Польская литература в прежние годы переводилась у нас обильно, качественно, даже разнообразно, но странным образом в число переводов не попадали не политэмигранты даже, что легко объяснимо, но три, может, самых значительных и, уж во всяком случае, самых оригинальных польских писателя XX века: Виткацы, Бруно Шульц, Витольд Гомбрович. Что характерно, всех троих в межвоенной Польше, несмотря на разницу в возрасте, происхождении, месте проживания, связывали узы если не дружбы, то приязни, понимание того, что в современной им литературной и культурной ситуации они — «другие», да просто — монстры.
Но оказалось, что именно эти трое как никто почувствовали гнойный нарыв внутри своего бодрящегося времени, какой-то изъян в природе человека, обративший мир в наклонную плоскость, а затем в воронку. Двое первых оплатили счет собственной интуиции жизнью. Третьего война застала на экскурсионном пароходе, идущем в Аргентину. Экскурсия растянулась на двадцать лет.
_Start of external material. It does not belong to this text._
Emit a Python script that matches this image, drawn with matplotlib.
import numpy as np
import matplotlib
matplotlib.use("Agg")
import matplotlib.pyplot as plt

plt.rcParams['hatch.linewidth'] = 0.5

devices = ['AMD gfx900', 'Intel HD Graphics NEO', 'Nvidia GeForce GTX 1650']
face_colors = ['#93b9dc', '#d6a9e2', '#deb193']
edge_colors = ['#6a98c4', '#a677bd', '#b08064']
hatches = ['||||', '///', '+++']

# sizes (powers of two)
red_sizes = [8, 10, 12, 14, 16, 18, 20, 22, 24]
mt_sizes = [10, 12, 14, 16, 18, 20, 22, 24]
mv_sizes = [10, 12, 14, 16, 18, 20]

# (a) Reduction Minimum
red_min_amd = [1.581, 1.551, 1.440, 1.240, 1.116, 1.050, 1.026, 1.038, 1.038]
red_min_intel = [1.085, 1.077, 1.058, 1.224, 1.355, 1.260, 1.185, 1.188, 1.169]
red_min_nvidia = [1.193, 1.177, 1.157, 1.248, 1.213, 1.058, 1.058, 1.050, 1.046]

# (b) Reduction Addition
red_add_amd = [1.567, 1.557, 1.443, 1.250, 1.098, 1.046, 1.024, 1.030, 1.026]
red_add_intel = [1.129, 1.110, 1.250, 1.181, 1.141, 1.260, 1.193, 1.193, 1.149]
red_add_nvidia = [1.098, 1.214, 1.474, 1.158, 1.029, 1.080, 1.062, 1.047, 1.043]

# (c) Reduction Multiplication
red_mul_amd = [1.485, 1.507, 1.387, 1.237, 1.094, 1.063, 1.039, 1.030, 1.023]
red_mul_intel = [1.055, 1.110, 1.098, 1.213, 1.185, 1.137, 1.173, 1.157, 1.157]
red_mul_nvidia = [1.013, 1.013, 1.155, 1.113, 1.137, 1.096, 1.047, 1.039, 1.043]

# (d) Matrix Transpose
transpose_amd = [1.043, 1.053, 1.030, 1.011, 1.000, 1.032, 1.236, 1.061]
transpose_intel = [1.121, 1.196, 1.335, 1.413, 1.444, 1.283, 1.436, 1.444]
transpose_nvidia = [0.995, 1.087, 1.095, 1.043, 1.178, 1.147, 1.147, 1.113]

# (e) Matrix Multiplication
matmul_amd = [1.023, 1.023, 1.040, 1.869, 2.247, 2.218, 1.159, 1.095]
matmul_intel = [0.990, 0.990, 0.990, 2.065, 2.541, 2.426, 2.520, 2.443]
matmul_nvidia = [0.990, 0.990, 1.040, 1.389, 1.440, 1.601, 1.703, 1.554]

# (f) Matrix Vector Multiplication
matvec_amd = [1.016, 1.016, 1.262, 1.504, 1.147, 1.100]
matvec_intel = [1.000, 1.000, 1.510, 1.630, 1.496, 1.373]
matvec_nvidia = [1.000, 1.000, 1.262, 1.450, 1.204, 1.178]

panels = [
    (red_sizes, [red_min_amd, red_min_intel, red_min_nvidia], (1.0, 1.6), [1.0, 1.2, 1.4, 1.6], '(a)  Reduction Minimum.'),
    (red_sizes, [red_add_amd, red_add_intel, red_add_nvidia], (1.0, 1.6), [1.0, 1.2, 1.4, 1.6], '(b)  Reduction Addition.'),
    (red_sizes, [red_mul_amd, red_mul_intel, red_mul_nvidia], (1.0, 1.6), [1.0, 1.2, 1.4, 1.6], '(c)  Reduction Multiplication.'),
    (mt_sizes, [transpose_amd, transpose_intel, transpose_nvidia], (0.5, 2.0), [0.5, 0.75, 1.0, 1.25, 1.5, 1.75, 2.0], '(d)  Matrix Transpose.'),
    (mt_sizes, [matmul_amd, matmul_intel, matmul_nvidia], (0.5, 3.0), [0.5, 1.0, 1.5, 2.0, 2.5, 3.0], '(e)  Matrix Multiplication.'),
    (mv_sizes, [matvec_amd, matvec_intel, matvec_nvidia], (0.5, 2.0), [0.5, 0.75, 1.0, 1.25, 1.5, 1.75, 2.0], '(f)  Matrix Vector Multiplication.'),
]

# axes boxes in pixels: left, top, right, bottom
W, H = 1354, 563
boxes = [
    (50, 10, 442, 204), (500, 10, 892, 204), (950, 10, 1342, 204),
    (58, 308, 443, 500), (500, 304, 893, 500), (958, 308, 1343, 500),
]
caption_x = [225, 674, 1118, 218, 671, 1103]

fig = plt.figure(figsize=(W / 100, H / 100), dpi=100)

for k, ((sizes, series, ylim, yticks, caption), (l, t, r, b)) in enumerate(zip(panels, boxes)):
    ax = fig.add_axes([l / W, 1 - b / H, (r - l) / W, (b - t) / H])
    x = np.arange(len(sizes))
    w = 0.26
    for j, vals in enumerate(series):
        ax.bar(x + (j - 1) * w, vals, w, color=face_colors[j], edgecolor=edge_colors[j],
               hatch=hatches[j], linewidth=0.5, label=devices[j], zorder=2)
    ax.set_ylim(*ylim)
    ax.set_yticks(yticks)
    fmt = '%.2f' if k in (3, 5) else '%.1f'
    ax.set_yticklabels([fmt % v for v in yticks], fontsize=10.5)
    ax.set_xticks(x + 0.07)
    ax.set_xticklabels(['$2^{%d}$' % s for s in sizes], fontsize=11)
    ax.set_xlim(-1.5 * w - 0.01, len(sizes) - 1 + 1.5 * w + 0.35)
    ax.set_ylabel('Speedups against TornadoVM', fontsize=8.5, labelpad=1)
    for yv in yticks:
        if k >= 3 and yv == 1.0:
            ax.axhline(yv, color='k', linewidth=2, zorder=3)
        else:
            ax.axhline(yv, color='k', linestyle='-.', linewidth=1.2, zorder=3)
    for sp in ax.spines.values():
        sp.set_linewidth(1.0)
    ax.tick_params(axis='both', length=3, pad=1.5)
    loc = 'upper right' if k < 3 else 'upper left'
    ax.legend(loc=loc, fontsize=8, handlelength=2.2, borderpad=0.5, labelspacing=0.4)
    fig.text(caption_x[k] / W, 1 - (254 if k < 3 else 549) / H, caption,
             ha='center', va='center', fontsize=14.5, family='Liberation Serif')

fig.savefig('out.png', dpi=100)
Бруно Шульц — писатель и художник-график, невольный гражданин трех империй, последовательно переводивших его из первого сорта в третий, вплоть до полного списания. Была еще, к счастью, пауза для жизни в послеверсальской Польше, в которую и укладывается его недолгая творческая биография. Весь свой век он прожил в родном Дрогобыче, небольшом прикарпатском городке, на улицах которого и был застрелен в ноябре 1942 года. Сам по себе факт практически безвыездной жизни писателя такого (европейского) класса в захолустье — факт знаменательный, во многом задавший характер как его прозе, так и писательской судьбе. Убогие стены этого провинциального мирка могло раздвинуть только воображение, выводящее за пределы линейного времени, — и оно правит пир в прозе Шульца. Следует отличать воображение от экстенсивного — безответственного вообще-то — фантазирования, направленного вовне. Фантастов много. Мастеров воображения, проникающих в глубь явления, в его скрытую потенцию и суть, гораздо меньше. И Шульц закладывает и возводит на литературной карте мира свой мистический и гротескный Дрогобыч, с его опасной и непредсказуемой «улицей Крокодилов», запахами колониальных «коричных лавок», музейными миазмами «второй осени», с зимними «завирюхами», сравнимыми с космическими катаклизмами, с прогулками, длящимися вечность, с желаниями, что заплетают воздух тугими узлами и затем — будто пройдя сквозь руку фокусника — растворяются без следа, с неспокойными снами об упокоении, обретенном наконец в санатории, внутри траурной рамки, под водяными часами, — и город этот оказывается не меньше чего бы то ни было в мире, все, что есть во вселенной, сохранено и отпечаталось в его изотропной структуре.